WRITTEN EXERCISE ▸ The data below should be printed in full, exactly, and without any of its images.

__________________________________________________

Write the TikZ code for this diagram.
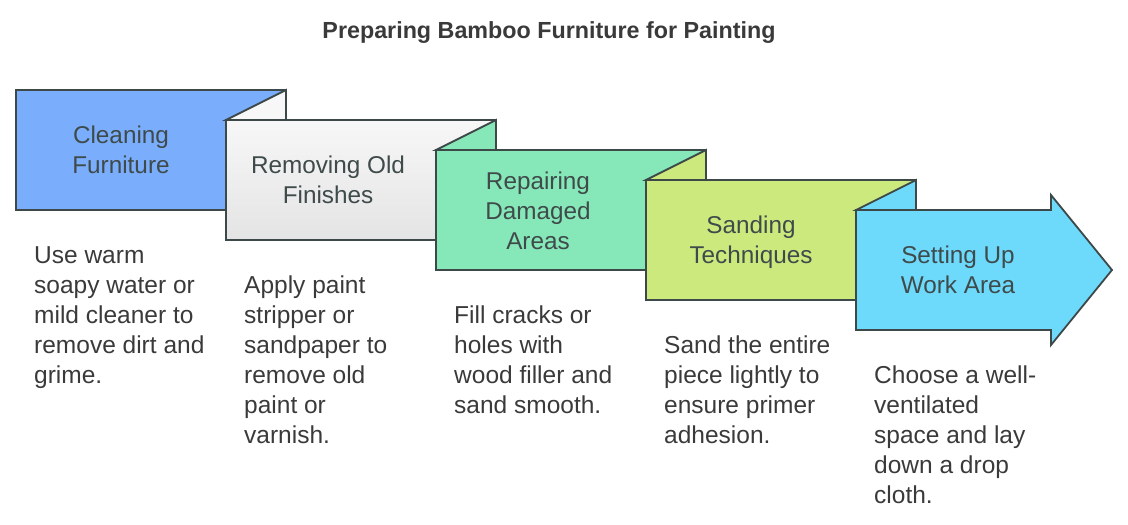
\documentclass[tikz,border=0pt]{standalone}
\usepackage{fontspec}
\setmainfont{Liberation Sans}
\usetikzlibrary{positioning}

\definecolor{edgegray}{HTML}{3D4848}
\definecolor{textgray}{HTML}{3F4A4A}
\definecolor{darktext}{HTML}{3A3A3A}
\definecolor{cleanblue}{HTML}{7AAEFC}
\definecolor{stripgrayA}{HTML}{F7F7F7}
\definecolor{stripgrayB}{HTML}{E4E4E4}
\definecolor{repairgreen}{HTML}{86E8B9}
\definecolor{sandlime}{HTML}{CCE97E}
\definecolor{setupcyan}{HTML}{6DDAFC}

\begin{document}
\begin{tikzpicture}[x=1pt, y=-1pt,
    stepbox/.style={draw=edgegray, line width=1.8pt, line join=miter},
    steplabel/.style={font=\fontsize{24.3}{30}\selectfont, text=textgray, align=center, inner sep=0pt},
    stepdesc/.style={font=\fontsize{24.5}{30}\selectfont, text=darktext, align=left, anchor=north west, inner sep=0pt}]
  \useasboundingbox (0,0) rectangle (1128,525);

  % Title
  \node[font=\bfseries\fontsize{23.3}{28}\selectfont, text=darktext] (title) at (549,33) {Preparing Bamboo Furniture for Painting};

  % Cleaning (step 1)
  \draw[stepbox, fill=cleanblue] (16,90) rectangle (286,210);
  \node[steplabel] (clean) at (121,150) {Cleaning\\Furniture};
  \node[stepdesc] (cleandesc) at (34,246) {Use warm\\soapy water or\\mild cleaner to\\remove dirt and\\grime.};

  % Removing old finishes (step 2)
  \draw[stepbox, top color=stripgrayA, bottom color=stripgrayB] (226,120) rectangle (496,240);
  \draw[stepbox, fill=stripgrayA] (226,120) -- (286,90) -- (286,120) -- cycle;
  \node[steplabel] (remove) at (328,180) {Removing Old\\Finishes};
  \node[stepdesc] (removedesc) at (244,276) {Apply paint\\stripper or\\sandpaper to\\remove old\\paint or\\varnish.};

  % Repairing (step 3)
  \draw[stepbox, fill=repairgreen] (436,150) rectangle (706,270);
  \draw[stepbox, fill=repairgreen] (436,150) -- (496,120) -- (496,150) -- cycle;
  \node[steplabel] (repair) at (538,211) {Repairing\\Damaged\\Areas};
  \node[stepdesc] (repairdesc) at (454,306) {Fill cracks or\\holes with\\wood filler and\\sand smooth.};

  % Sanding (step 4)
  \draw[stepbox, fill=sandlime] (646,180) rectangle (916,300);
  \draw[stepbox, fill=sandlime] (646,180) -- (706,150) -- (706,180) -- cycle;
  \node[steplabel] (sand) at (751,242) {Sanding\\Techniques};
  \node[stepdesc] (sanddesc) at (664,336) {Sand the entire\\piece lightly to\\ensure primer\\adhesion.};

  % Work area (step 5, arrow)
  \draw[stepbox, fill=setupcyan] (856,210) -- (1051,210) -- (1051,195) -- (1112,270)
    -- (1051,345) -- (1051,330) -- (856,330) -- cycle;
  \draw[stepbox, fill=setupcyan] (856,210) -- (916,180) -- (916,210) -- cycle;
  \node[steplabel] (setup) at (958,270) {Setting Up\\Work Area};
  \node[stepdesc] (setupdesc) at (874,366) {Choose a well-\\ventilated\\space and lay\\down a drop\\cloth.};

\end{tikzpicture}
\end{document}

__________________________________________________

REPLY ▸
Write the TikZ code for this diagram.
\documentclass[tikz,border=0pt]{standalone}
\usepackage{fontspec}
\setmainfont{Liberation Sans}
\usetikzlibrary{positioning}

\definecolor{edgegray}{HTML}{3D4848}
\definecolor{textgray}{HTML}{3F4A4A}
\definecolor{darktext}{HTML}{3A3A3A}
\definecolor{cleanblue}{HTML}{7AAEFC}
\definecolor{stripgrayA}{HTML}{F7F7F7}
\definecolor{stripgrayB}{HTML}{E4E4E4}
\definecolor{repairgreen}{HTML}{86E8B9}
\definecolor{sandlime}{HTML}{CCE97E}
\definecolor{setupcyan}{HTML}{6DDAFC}

\begin{document}
\begin{tikzpicture}[x=1pt, y=-1pt,
    stepbox/.style={draw=edgegray, line width=1.8pt, line join=miter},
    steplabel/.style={font=\fontsize{24.3}{30}\selectfont, text=textgray, align=center, inner sep=0pt},
    stepdesc/.style={font=\fontsize{24.5}{30}\selectfont, text=darktext, align=left, anchor=north west, inner sep=0pt}]
  \useasboundingbox (0,0) rectangle (1128,525);

  % Title
  \node[font=\bfseries\fontsize{23.3}{28}\selectfont, text=darktext] (title) at (549,33) {Preparing Bamboo Furniture for Painting};

  % Cleaning (step 1)
  \draw[stepbox, fill=cleanblue] (16,90) rectangle (286,210);
  \node[steplabel] (clean) at (121,150) {Cleaning\\Furniture};
  \node[stepdesc] (cleandesc) at (34,246) {Use warm\\soapy water or\\mild cleaner to\\remove dirt and\\grime.};

  % Removing old finishes (step 2)
  \draw[stepbox, top color=stripgrayA, bottom color=stripgrayB] (226,120) rectangle (496,240);
  \draw[stepbox, fill=stripgrayA] (226,120) -- (286,90) -- (286,120) -- cycle;
  \node[steplabel] (remove) at (328,180) {Removing Old\\Finishes};
  \node[stepdesc] (removedesc) at (244,276) {Apply paint\\stripper or\\sandpaper to\\remove old\\paint or\\varnish.};

  % Repairing (step 3)
  \draw[stepbox, fill=repairgreen] (436,150) rectangle (706,270);
  \draw[stepbox, fill=repairgreen] (436,150) -- (496,120) -- (496,150) -- cycle;
  \node[steplabel] (repair) at (538,211) {Repairing\\Damaged\\Areas};
  \node[stepdesc] (repairdesc) at (454,306) {Fill cracks or\\holes with\\wood filler and\\sand smooth.};

  % Sanding (step 4)
  \draw[stepbox, fill=sandlime] (646,180) rectangle (916,300);
  \draw[stepbox, fill=sandlime] (646,180) -- (706,150) -- (706,180) -- cycle;
  \node[steplabel] (sand) at (751,242) {Sanding\\Techniques};
  \node[stepdesc] (sanddesc) at (664,336) {Sand the entire\\piece lightly to\\ensure primer\\adhesion.};

  % Work area (step 5, arrow)
  \draw[stepbox, fill=setupcyan] (856,210) -- (1051,210) -- (1051,195) -- (1112,270)
    -- (1051,345) -- (1051,330) -- (856,330) -- cycle;
  \draw[stepbox, fill=setupcyan] (856,210) -- (916,180) -- (916,210) -- cycle;
  \node[steplabel] (setup) at (958,270) {Setting Up\\Work Area};
  \node[stepdesc] (setupdesc) at (874,366) {Choose a well-\\ventilated\\space and lay\\down a drop\\cloth.};

\end{tikzpicture}
\end{document}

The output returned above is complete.